Renewable electricity and heat can be produced cheaply today and short-term storage solutions for evening out mismatches between production and demand are available at low cost. Essentially, there would be enough energy if the sun could be used as a virtually unlimited source. However, most of the sun's energy comes in the summer but is needed in the winter.
In the cold season, the demand for heat is highest because the sun is not shining and while electricity from photovoltaics is cheap, it only comes during the day, and it comes less in winter. While balancing from day to night is not that difficult, technologies for shifting from summer to winter and storing renewables for longer time spans of months or seasons are scarce and costly - thus not widely used yet.
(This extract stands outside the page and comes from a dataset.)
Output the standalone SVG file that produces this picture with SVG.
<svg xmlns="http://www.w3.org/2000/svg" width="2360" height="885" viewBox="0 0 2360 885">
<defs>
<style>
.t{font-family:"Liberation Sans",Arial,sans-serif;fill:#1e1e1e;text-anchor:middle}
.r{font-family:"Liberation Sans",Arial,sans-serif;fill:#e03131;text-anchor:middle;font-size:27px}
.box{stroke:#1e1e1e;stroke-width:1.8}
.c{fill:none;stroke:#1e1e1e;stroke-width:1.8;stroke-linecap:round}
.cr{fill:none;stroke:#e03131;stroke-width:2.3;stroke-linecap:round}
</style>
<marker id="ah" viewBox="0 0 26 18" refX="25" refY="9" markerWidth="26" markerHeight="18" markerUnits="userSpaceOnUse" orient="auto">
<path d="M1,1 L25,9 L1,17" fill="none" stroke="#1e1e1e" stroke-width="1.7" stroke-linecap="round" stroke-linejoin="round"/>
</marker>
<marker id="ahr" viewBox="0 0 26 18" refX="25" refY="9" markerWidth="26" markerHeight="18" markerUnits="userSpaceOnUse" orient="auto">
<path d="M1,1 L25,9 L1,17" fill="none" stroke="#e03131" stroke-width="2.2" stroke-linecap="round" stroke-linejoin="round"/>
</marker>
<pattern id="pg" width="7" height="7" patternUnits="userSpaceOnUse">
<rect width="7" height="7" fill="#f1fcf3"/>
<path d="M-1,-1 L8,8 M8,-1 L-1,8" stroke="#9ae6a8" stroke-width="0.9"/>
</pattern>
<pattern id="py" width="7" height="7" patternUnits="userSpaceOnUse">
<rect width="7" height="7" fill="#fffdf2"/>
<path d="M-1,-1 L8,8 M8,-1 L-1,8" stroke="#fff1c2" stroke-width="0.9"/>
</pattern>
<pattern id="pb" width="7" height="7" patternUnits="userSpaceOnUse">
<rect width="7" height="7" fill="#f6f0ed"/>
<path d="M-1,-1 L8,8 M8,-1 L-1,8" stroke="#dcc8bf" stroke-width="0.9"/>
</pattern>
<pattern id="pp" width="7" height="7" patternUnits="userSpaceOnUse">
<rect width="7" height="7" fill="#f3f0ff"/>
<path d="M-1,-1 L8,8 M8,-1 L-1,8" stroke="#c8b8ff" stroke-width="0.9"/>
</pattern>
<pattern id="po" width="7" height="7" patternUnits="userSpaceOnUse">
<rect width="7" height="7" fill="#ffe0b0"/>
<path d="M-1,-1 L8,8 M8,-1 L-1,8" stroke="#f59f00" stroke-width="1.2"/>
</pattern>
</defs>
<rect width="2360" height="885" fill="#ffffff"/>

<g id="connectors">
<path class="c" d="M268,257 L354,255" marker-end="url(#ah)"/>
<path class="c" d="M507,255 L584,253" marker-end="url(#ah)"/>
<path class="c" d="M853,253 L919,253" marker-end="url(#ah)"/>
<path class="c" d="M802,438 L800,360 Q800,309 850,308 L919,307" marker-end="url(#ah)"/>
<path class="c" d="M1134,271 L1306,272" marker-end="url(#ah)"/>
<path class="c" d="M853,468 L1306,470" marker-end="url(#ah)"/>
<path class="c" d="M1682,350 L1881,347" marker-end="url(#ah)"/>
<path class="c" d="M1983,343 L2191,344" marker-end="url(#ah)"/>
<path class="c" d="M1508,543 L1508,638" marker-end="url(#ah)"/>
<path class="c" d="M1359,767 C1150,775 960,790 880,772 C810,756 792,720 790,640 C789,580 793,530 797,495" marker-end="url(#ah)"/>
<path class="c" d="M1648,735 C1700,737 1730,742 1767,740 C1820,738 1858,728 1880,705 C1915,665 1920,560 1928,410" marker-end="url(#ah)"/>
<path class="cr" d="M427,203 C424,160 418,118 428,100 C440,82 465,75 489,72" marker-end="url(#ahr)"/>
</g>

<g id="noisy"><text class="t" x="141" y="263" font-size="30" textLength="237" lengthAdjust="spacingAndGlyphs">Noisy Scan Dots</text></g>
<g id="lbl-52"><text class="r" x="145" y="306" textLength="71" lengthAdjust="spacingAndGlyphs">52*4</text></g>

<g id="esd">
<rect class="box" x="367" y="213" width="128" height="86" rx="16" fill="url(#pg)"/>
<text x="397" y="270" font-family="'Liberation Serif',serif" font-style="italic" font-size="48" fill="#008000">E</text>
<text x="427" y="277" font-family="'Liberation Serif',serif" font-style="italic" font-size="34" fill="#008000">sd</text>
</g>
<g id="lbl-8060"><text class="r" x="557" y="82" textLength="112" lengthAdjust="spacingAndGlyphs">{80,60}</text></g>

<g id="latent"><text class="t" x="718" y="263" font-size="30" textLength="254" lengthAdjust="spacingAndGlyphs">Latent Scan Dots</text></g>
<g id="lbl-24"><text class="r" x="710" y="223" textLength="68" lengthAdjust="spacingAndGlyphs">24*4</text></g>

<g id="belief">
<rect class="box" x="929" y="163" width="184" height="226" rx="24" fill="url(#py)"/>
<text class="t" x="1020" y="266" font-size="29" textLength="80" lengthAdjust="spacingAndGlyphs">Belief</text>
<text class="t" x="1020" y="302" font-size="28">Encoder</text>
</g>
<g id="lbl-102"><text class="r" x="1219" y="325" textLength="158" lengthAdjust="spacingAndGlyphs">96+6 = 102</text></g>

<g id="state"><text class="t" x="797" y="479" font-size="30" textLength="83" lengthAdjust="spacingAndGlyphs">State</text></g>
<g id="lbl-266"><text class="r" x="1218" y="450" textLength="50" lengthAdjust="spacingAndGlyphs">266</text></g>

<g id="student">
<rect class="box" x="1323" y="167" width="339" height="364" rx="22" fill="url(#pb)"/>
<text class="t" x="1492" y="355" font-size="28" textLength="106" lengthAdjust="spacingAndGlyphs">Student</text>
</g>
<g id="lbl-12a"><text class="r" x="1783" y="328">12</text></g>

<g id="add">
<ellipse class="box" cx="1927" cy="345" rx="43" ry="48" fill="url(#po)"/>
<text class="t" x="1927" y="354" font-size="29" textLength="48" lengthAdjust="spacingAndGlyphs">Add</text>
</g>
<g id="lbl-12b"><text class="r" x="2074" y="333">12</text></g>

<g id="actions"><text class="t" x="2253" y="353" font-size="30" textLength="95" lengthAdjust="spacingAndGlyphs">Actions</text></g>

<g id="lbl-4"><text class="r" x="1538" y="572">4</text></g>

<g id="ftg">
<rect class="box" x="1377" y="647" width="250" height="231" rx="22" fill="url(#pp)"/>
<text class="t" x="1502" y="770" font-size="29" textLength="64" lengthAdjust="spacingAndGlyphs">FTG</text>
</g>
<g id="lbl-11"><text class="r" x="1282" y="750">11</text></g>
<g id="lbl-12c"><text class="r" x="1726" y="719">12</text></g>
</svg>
Power-to-gas solutions are being propagated: Water is split into oxygen and hydrogen by electrolysis, i.e. with electricity, and the hydrogen is stored. But hydrogen has a very low energy density. Per kilogram, hydrogen has an interesting energy density, but it is a gas, per volume the energy density is extremely low. Therefore, hydrogen would have to be put under enormous pressure of 300 or 600 bar, liquefied, or converted to hydrocarbons at considerable expense in order to store it. That would lead to the additional effort, higher costs, and a loss of efficiency.
The REVEAL project develops a game-changing and unique solution to this challenge, using the conversion of aluminium oxide into aluminium metal (Power-to-Al) in an environmentally friendly way to store renewable energy and produce a "renewable fuel" in the form of aluminium.
Aluminium does not have a very good reputation ecologically - because it needs a lot of energy in order to first produce aluminium oxide from the raw material bauxite and then aluminium.
However, if the energy put into it is firstly renewable or 'clean' and secondly stored in the material and not lost, then that is exactly the outcome desired: A material into which a lot of energy can be put per kilogram or per cubic metre and from which this energy can be obtained back later.
If aluminium is produced with today's technology, then about half of the energy used in production is stored chemically in the aluminium. If the aluminium is oxidised later, then this energy is released again.
This ground-breaking technical solution will enable to store a large amount of energy with an unmatched energy storage density of over 15 MWh/m³ at an attractively low cost, without losses and with lower environmental impact than today's solutions. The easily transportable energy vector can be used for heat and hydrogen, or electricity production, wherever and whenever needed, in scalable units from a few kW to the MW range.
High-density storage solution will enable it to cover energy demands with flexibility also in small units and off-grid situations, and – above all – in seasons where the demand is much higher than local renewable production could possibly cover.
Therefore, with the emerging technology of carbon-free reduction of aluminium oxide to aluminium in combination with the release of energy from an aluminium storage vector, this project will provide one of the missing pieces of the puzzle for a climate neutral Europe.